_TASK TO CARRY OUT:_
Return every line of the records below verbatim, with no pictures in the copy.

_SOURCE RECORDS:_
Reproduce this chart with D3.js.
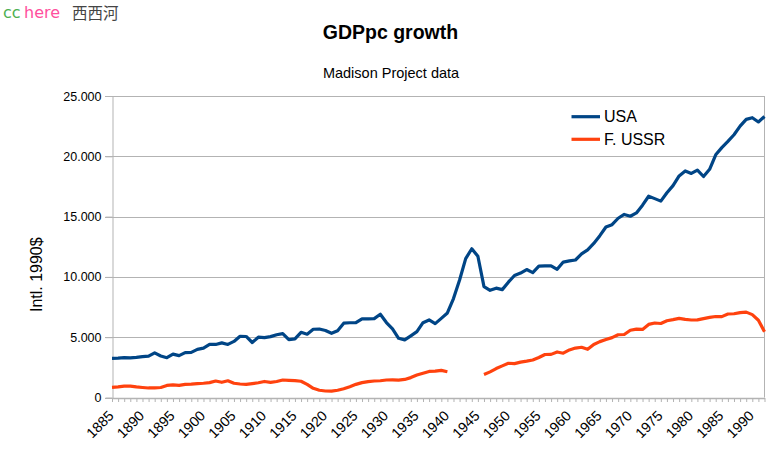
<!DOCTYPE html>
<html>
<head>
<meta charset="utf-8">
<script src="https://cdn.jsdelivr.net/npm/d3@7"></script>
<style>
  html, body { margin: 0; padding: 0; background: #fff; }
  svg { display: block; }
  text { font-family: "Liberation Sans", Arial, sans-serif; }
</style>
</head>
<body>
<svg id="chart" width="778" height="463"></svg>
<script>
// ---- data ----
const firstYear = 1885, lastYear = 1992;
const years = d3.range(firstYear, lastYear + 1);

const usa = [
  3250, 3260, 3300, 3280, 3330, 3392, 3429, 3700, 3445, 3300,   // 1885-1894
  3600, 3470, 3720, 3740, 3990, 4091, 4400, 4400, 4530, 4400,   // 1895-1904
  4650, 5080, 5060, 4560, 5000, 4964, 5046, 5201, 5301, 4799,   // 1905-1914
  4864, 5404, 5248, 5659, 5680, 5552, 5323, 5540, 6164, 6198,   // 1915-1924
  6202, 6523, 6525, 6539, 6899, 6213, 5691, 4908, 4777, 5114,   // 1925-1934
  5467, 6204, 6430, 6126, 6561, 7010, 8206, 9741, 11518, 12333, // 1935-1944
  11709, 9197, 8886, 9065, 8944, 9561, 10116, 10316, 10613, 10359, // 1945-1954
  10897, 10914, 10920, 10631, 11230, 11328, 11402, 11905, 12242, 12773, // 1955-1964
  13419, 14134, 14330, 14863, 15179, 15030, 15304, 15944, 16689, 16491, // 1965-1974
  16284, 16975, 17567, 18373, 18789, 18577, 18856, 18325, 18920, 20123, // 1975-1984
  20717, 21236, 21788, 22499, 23059, 23201, 22849, 23298        // 1985-1992
];

const ussr = [
  840, 880, 940, 950, 880, 830, 790, 800, 830, 1000,            // 1885-1894
  1050, 1010, 1090, 1110, 1150, 1180, 1230, 1370, 1260, 1390,   // 1895-1904
  1180, 1120, 1090, 1150, 1220, 1330, 1260, 1330, 1450, 1420,   // 1905-1914
  1400, 1350, 1090, 760, 600, 540, 530, 600, 730, 900,          // 1915-1924
  1090, 1230, 1310, 1370, 1390, 1450, 1460, 1440, 1500, 1650,   // 1925-1934
  1860, 2010, 2160, 2180, 2250, 2140, null, null, null, null,   // 1935-1944
  null, 1913, 2126, 2402, 2623, 2841, 2805, 2937, 3013, 3106,   // 1945-1954
  3313, 3566, 3576, 3777, 3672, 3945, 4098, 4167, 3997, 4401,   // 1955-1964
  4634, 4804, 4963, 5202, 5225, 5575, 5667, 5643, 6059, 6176,   // 1965-1974
  6136, 6363, 6454, 6559, 6472, 6427, 6432, 6544, 6640, 6717,   // 1975-1984
  6708, 6924, 6944, 7043, 7078, 6871, 6409, 5460                // 1985-1992
];

const yTicks = [0, 5000, 10000, 15000, 20000, 25000];
const seriesNames = ["USA", "F. USSR"];
const seriesColors = ["#004586", "#ff420e"];
const titleText = "GDPpc growth";
const subtitleText = "Madison Project data";
const yTitle = "Intl. 1990$";

// ---- layout ----
const svg = d3.select("#chart");
const plot = { left: 112, right: 764.5, top: 96, bottom: 397.5 };

const x = d3.scalePoint().domain(years).range([plot.left, plot.right]).padding(0);
const y = d3.scaleLinear().domain([0, 25000]).range([plot.bottom, plot.top]);

const loc = d3.formatLocale({ decimal: ",", thousands: ".", grouping: [3], currency: ["", ""] });
const fmt = loc.format(",d");

// watermark
svg.append("text").attr("x", 3).attr("y", 18).attr("fill", "#4caf50")
  .style("font-size", "16px").style("font-family", "DejaVu Sans").text("cc");
svg.append("text").attr("x", 24).attr("y", 18).attr("fill", "#ff4f9e")
  .style("font-size", "16px").style("font-family", "DejaVu Sans").text("here");
svg.append("text").attr("x", 72).attr("y", 19).attr("fill", "#444")
  .style("font-size", "15.5px").style("font-family", "Noto Sans CJK SC").text("西西河");

// titles
svg.append("text").attr("x", 390.5).attr("y", 39).attr("text-anchor", "middle")
  .style("font-size", "19.5px").style("font-weight", "bold").text(titleText);
svg.append("text").attr("x", 391).attr("y", 78).attr("text-anchor", "middle")
  .style("font-size", "14.5px").text(subtitleText);
svg.append("text")
  .attr("transform", `translate(41.5, ${274.7}) rotate(-90)`)
  .attr("text-anchor", "middle").style("font-size", "16px").text(yTitle);

// grid lines
svg.append("g").selectAll("line").data(yTicks).join("line")
  .attr("x1", plot.left - 7).attr("x2", plot.right)
  .attr("y1", d => Math.round(y(d)) + 0.5).attr("y2", d => Math.round(y(d)) + 0.5)
  .attr("stroke", "#b3b3b3").attr("stroke-width", 1);

// right border
svg.append("line").attr("x1", plot.right).attr("x2", plot.right)
  .attr("y1", plot.top).attr("y2", plot.bottom)
  .attr("stroke", "#b3b3b3").attr("stroke-width", 1);

// y axis
const yAxis = d3.axisLeft(y).tickValues(yTicks).tickFormat(d => fmt(d))
  .tickSizeInner(7).tickSizeOuter(0).tickPadding(4);
const gy = svg.append("g").attr("transform", `translate(${plot.left + 0.5},0)`).call(yAxis);
gy.attr("font-size", null).attr("font-family", null);
gy.select(".domain").attr("stroke", "#b3b3b3");
gy.selectAll(".tick line").attr("stroke", "#b3b3b3");
gy.selectAll(".tick text").style("font-size", "12.5px").attr("fill", "#000");

// x axis
const xAxis = d3.axisBottom(x).tickSizeInner(4).tickSizeOuter(0).tickPadding(0)
  .tickFormat(d => (d % 5 === 0 ? String(d) : ""));
const gx = svg.append("g").attr("transform", `translate(0,${plot.bottom + 0.5})`).call(xAxis);
gx.attr("font-size", null).attr("font-family", null);
gx.select(".domain").attr("stroke", "#b3b3b3").attr("stroke-width", 1.5);
gx.selectAll(".tick line").attr("stroke", "#b3b3b3");
gx.selectAll(".tick text")
  .style("font-size", "14.2px")
  .attr("fill", "#000")
  .attr("text-anchor", "end")
  .attr("dy", "0.71em")
  .attr("transform", "translate(-5,11.5) rotate(-45)")
  .attr("y", 0);

// lines
const line = d3.line()
  .defined(d => d.v != null)
  .x(d => x(d.year))
  .y(d => y(d.v));

const seriesData = [usa, ussr].map(arr => years.map((yr, i) => ({ year: yr, v: arr[i] })));

svg.append("g").selectAll("path").data(seriesData).join("path")
  .attr("d", d => line(d))
  .attr("fill", "none")
  .attr("stroke", (d, i) => seriesColors[i])
  .attr("stroke-width", 3.2)
  .attr("stroke-linejoin", "round")
  .attr("stroke-linecap", "butt");

// legend
const lg = svg.append("g");
seriesNames.forEach((name, i) => {
  const ly = 116.7 + i * 22.6;
  lg.append("line").attr("x1", 571.5).attr("x2", 600).attr("y1", ly).attr("y2", ly)
    .attr("stroke", seriesColors[i]).attr("stroke-width", 3.2);
  lg.append("text").attr("x", 604).attr("y", ly + 5.6).style("font-size", "16px").text(name);
});
</script>
</body>
</html>
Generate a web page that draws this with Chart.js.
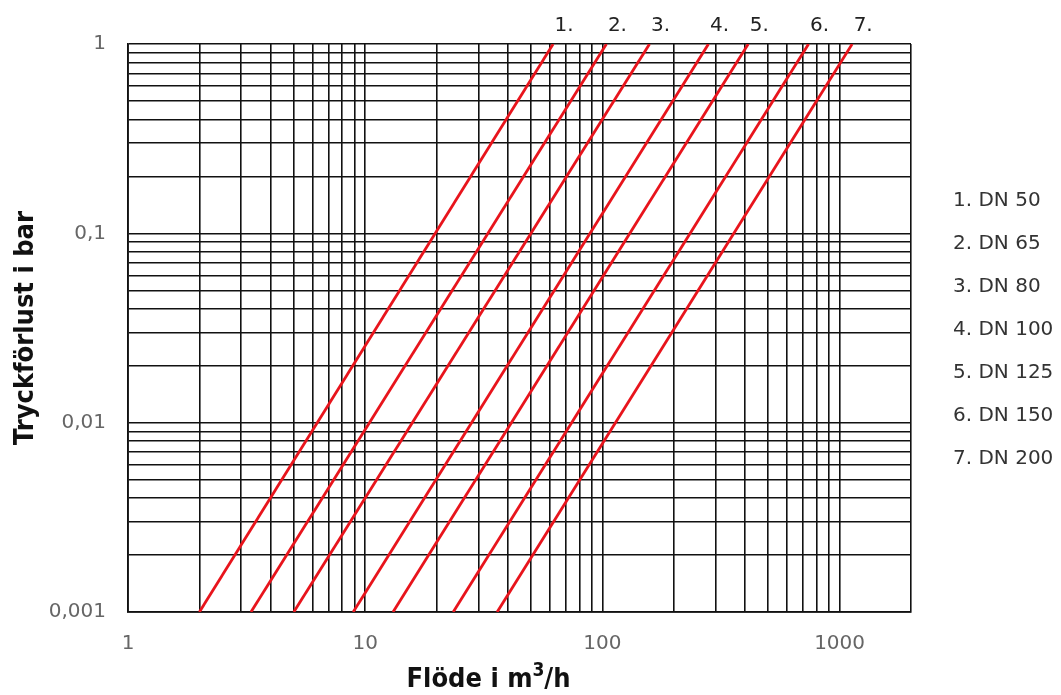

_OUTPUT OF THE EXERCISE:_
Reproduce this chart with D3.js.
<!DOCTYPE html>
<html>
<head>
<meta charset="utf-8">
<script src="https://cdn.jsdelivr.net/npm/d3@7"></script>
<style>
  html, body { margin: 0; padding: 0; background: #fff; }
  svg { display: block; }
  text { font-family: "Liberation Sans", Arial, sans-serif; }
</style>
</head>
<body>
<svg id="chart" width="778" height="463"></svg>
<script>
// ---- data ----
const firstYear = 1885, lastYear = 1992;
const years = d3.range(firstYear, lastYear + 1);

const usa = [
  3250, 3260, 3300, 3280, 3330, 3392, 3429, 3700, 3445, 3300,   // 1885-1894
  3600, 3470, 3720, 3740, 3990, 4091, 4400, 4400, 4530, 4400,   // 1895-1904
  4650, 5080, 5060, 4560, 5000, 4964, 5046, 5201, 5301, 4799,   // 1905-1914
  4864, 5404, 5248, 5659, 5680, 5552, 5323, 5540, 6164, 6198,   // 1915-1924
  6202, 6523, 6525, 6539, 6899, 6213, 5691, 4908, 4777, 5114,   // 1925-1934
  5467, 6204, 6430, 6126, 6561, 7010, 8206, 9741, 11518, 12333, // 1935-1944
  11709, 9197, 8886, 9065, 8944, 9561, 10116, 10316, 10613, 10359, // 1945-1954
  10897, 10914, 10920, 10631, 11230, 11328, 11402, 11905, 12242, 12773, // 1955-1964
  13419, 14134, 14330, 14863, 15179, 15030, 15304, 15944, 16689, 16491, // 1965-1974
  16284, 16975, 17567, 18373, 18789, 18577, 18856, 18325, 18920, 20123, // 1975-1984
  20717, 21236, 21788, 22499, 23059, 23201, 22849, 23298        // 1985-1992
];

const ussr = [
  840, 880, 940, 950, 880, 830, 790, 800, 830, 1000,            // 1885-1894
  1050, 1010, 1090, 1110, 1150, 1180, 1230, 1370, 1260, 1390,   // 1895-1904
  1180, 1120, 1090, 1150, 1220, 1330, 1260, 1330, 1450, 1420,   // 1905-1914
  1400, 1350, 1090, 760, 600, 540, 530, 600, 730, 900,          // 1915-1924
  1090, 1230, 1310, 1370, 1390, 1450, 1460, 1440, 1500, 1650,   // 1925-1934
  1860, 2010, 2160, 2180, 2250, 2140, null, null, null, null,   // 1935-1944
  null, 1913, 2126, 2402, 2623, 2841, 2805, 2937, 3013, 3106,   // 1945-1954
  3313, 3566, 3576, 3777, 3672, 3945, 4098, 4167, 3997, 4401,   // 1955-1964
  4634, 4804, 4963, 5202, 5225, 5575, 5667, 5643, 6059, 6176,   // 1965-1974
  6136, 6363, 6454, 6559, 6472, 6427, 6432, 6544, 6640, 6717,   // 1975-1984
  6708, 6924, 6944, 7043, 7078, 6871, 6409, 5460                // 1985-1992
];

const yTicks = [0, 5000, 10000, 15000, 20000, 25000];
const seriesNames = ["USA", "F. USSR"];
const seriesColors = ["#004586", "#ff420e"];
const titleText = "GDPpc growth";
const subtitleText = "Madison Project data";
const yTitle = "Intl. 1990$";

// ---- layout ----
const svg = d3.select("#chart");
const plot = { left: 112, right: 764.5, top: 96, bottom: 397.5 };

const x = d3.scalePoint().domain(years).range([plot.left, plot.right]).padding(0);
const y = d3.scaleLinear().domain([0, 25000]).range([plot.bottom, plot.top]);

const loc = d3.formatLocale({ decimal: ",", thousands: ".", grouping: [3], currency: ["", ""] });
const fmt = loc.format(",d");

// watermark
svg.append("text").attr("x", 3).attr("y", 18).attr("fill", "#4caf50")
  .style("font-size", "16px").style("font-family", "DejaVu Sans").text("cc");
svg.append("text").attr("x", 24).attr("y", 18).attr("fill", "#ff4f9e")
  .style("font-size", "16px").style("font-family", "DejaVu Sans").text("here");
svg.append("text").attr("x", 72).attr("y", 19).attr("fill", "#444")
  .style("font-size", "15.5px").style("font-family", "Noto Sans CJK SC").text("西西河");

// titles
svg.append("text").attr("x", 390.5).attr("y", 39).attr("text-anchor", "middle")
  .style("font-size", "19.5px").style("font-weight", "bold").text(titleText);
svg.append("text").attr("x", 391).attr("y", 78).attr("text-anchor", "middle")
  .style("font-size", "14.5px").text(subtitleText);
svg.append("text")
  .attr("transform", `translate(41.5, ${274.7}) rotate(-90)`)
  .attr("text-anchor", "middle").style("font-size", "16px").text(yTitle);

// grid lines
svg.append("g").selectAll("line").data(yTicks).join("line")
  .attr("x1", plot.left - 7).attr("x2", plot.right)
  .attr("y1", d => Math.round(y(d)) + 0.5).attr("y2", d => Math.round(y(d)) + 0.5)
  .attr("stroke", "#b3b3b3").attr("stroke-width", 1);

// right border
svg.append("line").attr("x1", plot.right).attr("x2", plot.right)
  .attr("y1", plot.top).attr("y2", plot.bottom)
  .attr("stroke", "#b3b3b3").attr("stroke-width", 1);

// y axis
const yAxis = d3.axisLeft(y).tickValues(yTicks).tickFormat(d => fmt(d))
  .tickSizeInner(7).tickSizeOuter(0).tickPadding(4);
const gy = svg.append("g").attr("transform", `translate(${plot.left + 0.5},0)`).call(yAxis);
gy.attr("font-size", null).attr("font-family", null);
gy.select(".domain").attr("stroke", "#b3b3b3");
gy.selectAll(".tick line").attr("stroke", "#b3b3b3");
gy.selectAll(".tick text").style("font-size", "12.5px").attr("fill", "#000");

// x axis
const xAxis = d3.axisBottom(x).tickSizeInner(4).tickSizeOuter(0).tickPadding(0)
  .tickFormat(d => (d % 5 === 0 ? String(d) : ""));
const gx = svg.append("g").attr("transform", `translate(0,${plot.bottom + 0.5})`).call(xAxis);
gx.attr("font-size", null).attr("font-family", null);
gx.select(".domain").attr("stroke", "#b3b3b3").attr("stroke-width", 1.5);
gx.selectAll(".tick line").attr("stroke", "#b3b3b3");
gx.selectAll(".tick text")
  .style("font-size", "14.2px")
  .attr("fill", "#000")
  .attr("text-anchor", "end")
  .attr("dy", "0.71em")
  .attr("transform", "translate(-5,11.5) rotate(-45)")
  .attr("y", 0);

// lines
const line = d3.line()
  .defined(d => d.v != null)
  .x(d => x(d.year))
  .y(d => y(d.v));

const seriesData = [usa, ussr].map(arr => years.map((yr, i) => ({ year: yr, v: arr[i] })));

svg.append("g").selectAll("path").data(seriesData).join("path")
  .attr("d", d => line(d))
  .attr("fill", "none")
  .attr("stroke", (d, i) => seriesColors[i])
  .attr("stroke-width", 3.2)
  .attr("stroke-linejoin", "round")
  .attr("stroke-linecap", "butt");

// legend
const lg = svg.append("g");
seriesNames.forEach((name, i) => {
  const ly = 116.7 + i * 22.6;
  lg.append("line").attr("x1", 571.5).attr("x2", 600).attr("y1", ly).attr("y2", ly)
    .attr("stroke", seriesColors[i]).attr("stroke-width", 3.2);
  lg.append("text").attr("x", 604).attr("y", ly + 5.6).style("font-size", "16px").text(name);
});
</script>
</body>
</html>
Generate a web page that draws this with Chart.js.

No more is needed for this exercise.